For investors with exposure to these markets, the gap between what's available in the local language and what reaches English-language terminals is enormous. A 2024 Reuters Institute study found that fewer than 8% of news articles from Southeast Asian outlets are translated or summarized in English within 24 hours of publication. For sub-Saharan Africa, the figure drops below 4%.

Intelligence engines close this gap by ingesting local-language content directly. An article in Kompas (Indonesia) or Punch (Nigeria) is processed, entity-extracted, and made searchable in the same pipeline as a Wall Street Journal exclusive. The analyst in Chicago sees both, weighted by relevance to their portfolio, within the same interface.

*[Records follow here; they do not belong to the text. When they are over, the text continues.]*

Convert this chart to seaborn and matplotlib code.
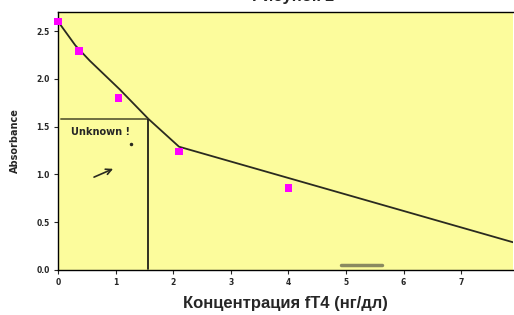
import numpy as np
import pandas as pd
import seaborn as sns
import matplotlib.pyplot as plt

# standards (magenta squares)
std_conc = [0.0, 0.36, 1.05, 2.1, 4.0]
std_abs = [2.6, 2.29, 1.80, 1.24, 0.86]

# fitted curve
fit_conc = [0.0, 0.3, 0.55, 1.07, 1.57, 2.1, 7.9]
fit_abs = [2.6, 2.35, 2.19, 1.89, 1.58, 1.29, 0.29]

# unknown sample read-off
unk_abs = 1.58
unk_conc = 1.57

x_ticks = [0, 1, 2, 3, 4, 5, 6, 7]
y_ticks = [0.0, 0.5, 1.0, 1.5, 2.0, 2.5]
y_tick_labels = ['0.0', '0.5', '1.0', '1.5', '2.0', '2.5']

std = pd.DataFrame({'conc': std_conc, 'abs': std_abs})
fit = pd.DataFrame({'conc': fit_conc, 'abs': fit_abs})

sns.set_style('ticks')
plt.rcParams['font.family'] = ['Liberation Sans Narrow', 'Liberation Sans', 'DejaVu Sans']

fig = plt.figure(figsize=(5.14, 3.15), dpi=100)
ax = fig.add_axes([0.113, 0.143, 0.885, 0.819])
ax.set_facecolor('#fcfc9c')

sns.lineplot(data=fit, x='conc', y='abs', ax=ax, color='#2a2a20', linewidth=1.3)
sns.scatterplot(data=std, x='conc', y='abs', ax=ax, color='#ff00ff', marker='s',
                s=30, edgecolor='none', zorder=5, clip_on=False)

ax.plot([0.05, unk_conc], [unk_abs, unk_abs], color='#6e6e40', linewidth=1.4)
ax.plot([unk_conc, unk_conc], [0.01, unk_abs], color='#202018', linewidth=1.3)
ax.plot([4.92, 5.63], [0.05, 0.05], color='#8a8a60', linewidth=2.5, solid_capstyle='round')

ax.text(0.22, 1.41, 'Unknown !', fontsize=7, fontweight='bold', family='DejaVu Sans')
ax.plot([1.26], [1.32], marker='o', markersize=1.5, color='#2a2a20')
ax.annotate('', xy=(1.0, 1.07), xytext=(0.58, 0.96),
            arrowprops=dict(arrowstyle='->', color='#2a2a20', lw=1.2))

ax.set_xlim(0, 7.9)
ax.set_ylim(0, 2.7)
ax.set_xticks(x_ticks)
ax.set_yticks(y_ticks)
ax.set_yticklabels(y_tick_labels)
ax.tick_params(labelsize=5.5, length=3, width=0.8, pad=3)
for lab in ax.get_xticklabels() + ax.get_yticklabels():
    lab.set_fontweight('bold')
    lab.set_family('DejaVu Sans')

ax.set_xlabel('Концентрация fT4 (нг/дл)', fontsize=12, fontweight='bold', labelpad=6)
ax.set_ylabel('Absorbance', fontsize=7, fontweight='bold', family='DejaVu Sans', labelpad=12)
ax.spines['right'].set_visible(False)
for s in ['left', 'bottom', 'top']:
    ax.spines[s].set_linewidth(1.0)
    ax.spines[s].set_color('black')

# title sits partly above the top edge, as in the source image
fig.text(0.57, 1.012, 'Рисунок 1', ha='center', va='center', fontsize=12, fontweight='bold')

fig.savefig('out.png', dpi=100)
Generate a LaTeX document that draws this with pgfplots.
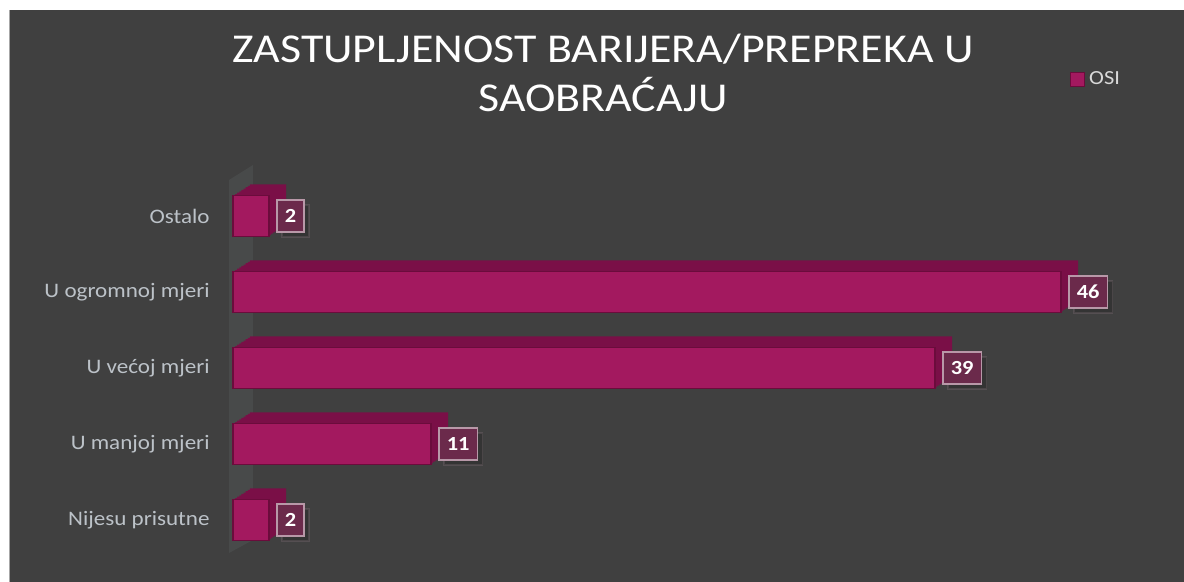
\documentclass[border=0pt]{standalone}
\usepackage{fontspec}
\setmainfont[FakeStretch=1.12]{Carlito}
\usepackage{pgfplots}
\usepackage{pgfplotstable}
\pgfplotsset{compat=1.18}
\usetikzlibrary{shadows}

\definecolor{bg}{HTML}{404040}
\definecolor{wall}{HTML}{484A4A}
\definecolor{barfront}{HTML}{A3195F}
\definecolor{bartop}{HTML}{7A0F47}
\definecolor{baredge}{HTML}{6B0C3C}
\definecolor{lbl}{HTML}{BCC2C8}
\definecolor{lblfill}{HTML}{6B2A4B}
\definecolor{lbledge}{HTML}{B898A8}

% y = category position, v = value (OSI)
\pgfplotstableread{
y v
0 2
1 11
2 39
3 46
4 2
}\data

\begin{document}
\begin{tikzpicture}
\useasboundingbox (0,0) rectangle (592pt,291pt);
\fill[white] (0,0) rectangle (592pt,291pt);
\fill[bg] (4.5pt,0) rectangle (592pt,286pt);
\draw[gray!70, line width=0.5pt] (4.75pt,0) -- (4.75pt,286pt);

\begin{axis}[
    at={(116.5pt,12pt)}, anchor=south west,
    scale only axis, width=450pt, height=190pt,
    xbar, bar width=20.5pt,
    xmin=0, xmax=50, ymin=-0.5, ymax=4.5,
    axis line style={draw=none},
    xtick=\empty,
    ytick={0,...,4},
    yticklabels={Nijesu prisutne, U manjoj mjeri, U većoj mjeri, U ogromnoj mjeri, Ostalo},
    major tick length=0pt,
    yticklabel style={font=\fontsize{10.3}{12}\selectfont, text=lbl, inner sep=0pt, anchor=east, xshift=-11.5pt},
    /pgf/number format/assume math mode=true,
    clip=false,
    legend style={at={(rel axis cs:0.93,1.26)}, anchor=west, draw=none, fill=none,
        font=\fontsize{10}{11}\selectfont, text=gray!30, inner sep=0pt},
    legend image code/.code={\fill[barfront, draw=baredge, line width=0.4pt] (0pt,-3.5pt) rectangle (7pt,3.5pt);},
]
% back wall
\fill[wall] (axis cs:-0.22,-0.434) -- (axis cs:-0.22,4.474) -- (axis cs:1.11,4.671) -- (axis cs:1.11,-0.263) -- cycle;

% depth of the bars (top and side faces)
\pgfplotsinvokeforeach{8,7,...,1}{
  \addplot[forget plot, fill=bartop, draw=none, xshift=#1*1.0625pt, yshift=#1*0.6875pt] table[x=v,y=y] {\data};
}

% front faces with value labels
\addplot[fill=barfront, draw=baredge, line width=0.6pt,
    nodes near coords,
    every node near coord/.append style={anchor=west, xshift=3.5pt,
        font=\bfseries\fontsize{10}{10}\selectfont, text=white,
        fill=lblfill, draw=lbledge, line width=0.8pt,
        inner xsep=4pt, minimum height=16pt,
        drop shadow={shadow xshift=2.5pt, shadow yshift=-2.5pt, fill=black, opacity=0.18}},
] table[x=v,y=y] {\data};
\addlegendentry{OSI}
\end{axis}

\node[anchor=base, text=white, font=\fontsize{20.5}{24}\selectfont] at (301.5pt,259.5pt) {ZASTUPLJENOST BARIJERA/PREPREKA U};
\node[anchor=base, text=white, font=\fontsize{20.5}{24}\selectfont] at (301.5pt,235pt) {SAOBRAĆAJU};
\end{tikzpicture}
\end{document}
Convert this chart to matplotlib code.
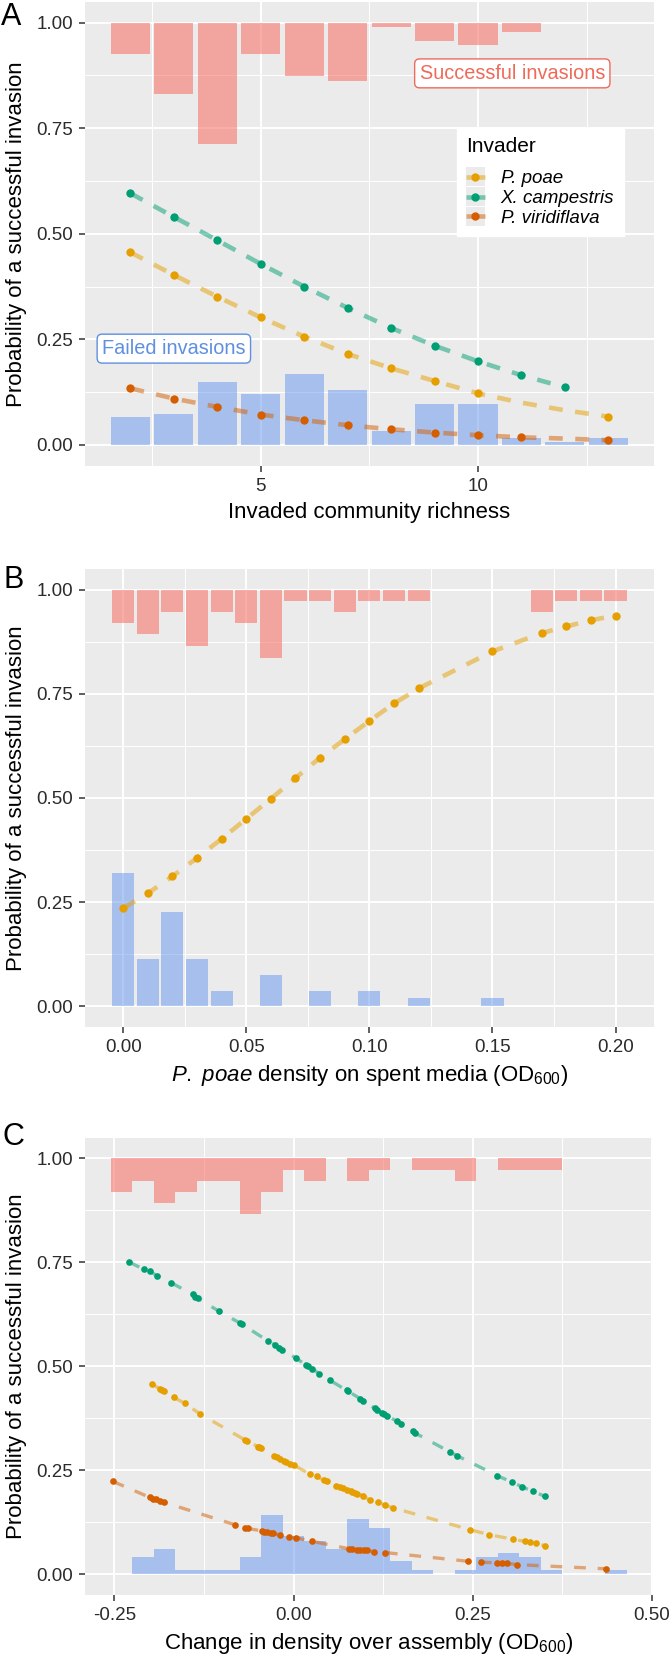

This matters enormously for price discovery. When only a handful of global macro desks have real-time access to local-language coverage from emerging markets, asset prices in those markets reflect the information set of the few, not the many. Democratized intelligence access doesn't just help individual firms — it makes markets more efficient.

Entity Extraction as the Equalizer

Raw access to foreign-language news is necessary but not sufficient. An analyst who doesn't read Japanese gains nothing from a raw Nikkei article, even if it's sitting in their feed. The transformative layer is entity extraction — the AI process that turns unstructured, multilingual text into structured, actionable intelligence.

Modern entity extraction goes far beyond simple named-entity recognition. It identifies companies (including subsidiaries, parent entities, and former names), people (with role and organizational context), regulatory bodies, financial instruments, legal proceedings, and geopolitical events. It then maps relationships: who is acquiring whom, which regulator is investigating which firm, what legislation affects which sector.

When this extraction operates across languages, it becomes an equalizer. The same entity — say, Taiwan Semiconductor Manufacturing Company — can be tracked across coverage in Mandarin, Japanese, English, Korean, and German simultaneously. Contradictions between sources surface automatically. Sentiment divergence across linguistic markets becomes visible.

The practical effect is that a single analyst, working in English, can operate with situational awareness that previously required a multilingual team of six. That's not a productivity enhancement. It's a capability that didn't exist at any price point five years ago.

What This Means for the Terminal Oligopoly

Bloomberg and Refinitiv aren't going away. Their integrated trading, analytics, and communication tools create switching costs that go far beyond news access. But their monopoly on comprehensive global news intelligence — one of the original justifications for the terminal price tag — is eroding rapidly.

The unbundling thesis is straightforward: if a firm can get 90% of the news intelligence value at 10% of the cost through a purpose-built intelligence engine, the terminal's value proposition narrows to execution, messaging, and analytics. Those are still valuable — but they're not worth $24,000 per seat to a firm that doesn't use the trading functionality.

Pricing pressure is already visible. Bloomberg introduced a lower-cost data license tier in 2025. Refinitiv has been aggressively discounting multi-year contracts. These are defensive moves by incumbents who see the bottom of their market — the thousands of firms spending $50,000 to $500,000 on terminal products — being pulled away by platforms like Studio that deliver equivalent intelligence at SaaS economics.

The deeper question is whether information asymmetry in financial markets was ever a feature or a bug. The terminal vendors profited enormously from it. But markets function better when information flows freely, and the firms that were priced out of comprehensive intelligence for decades are unlikely to accept the old terms now that alternatives exist.

What happens to market microstructure when the information playing field genuinely levels? That's the experiment running right now — and the results will reshape financial services far beyond the terminal business.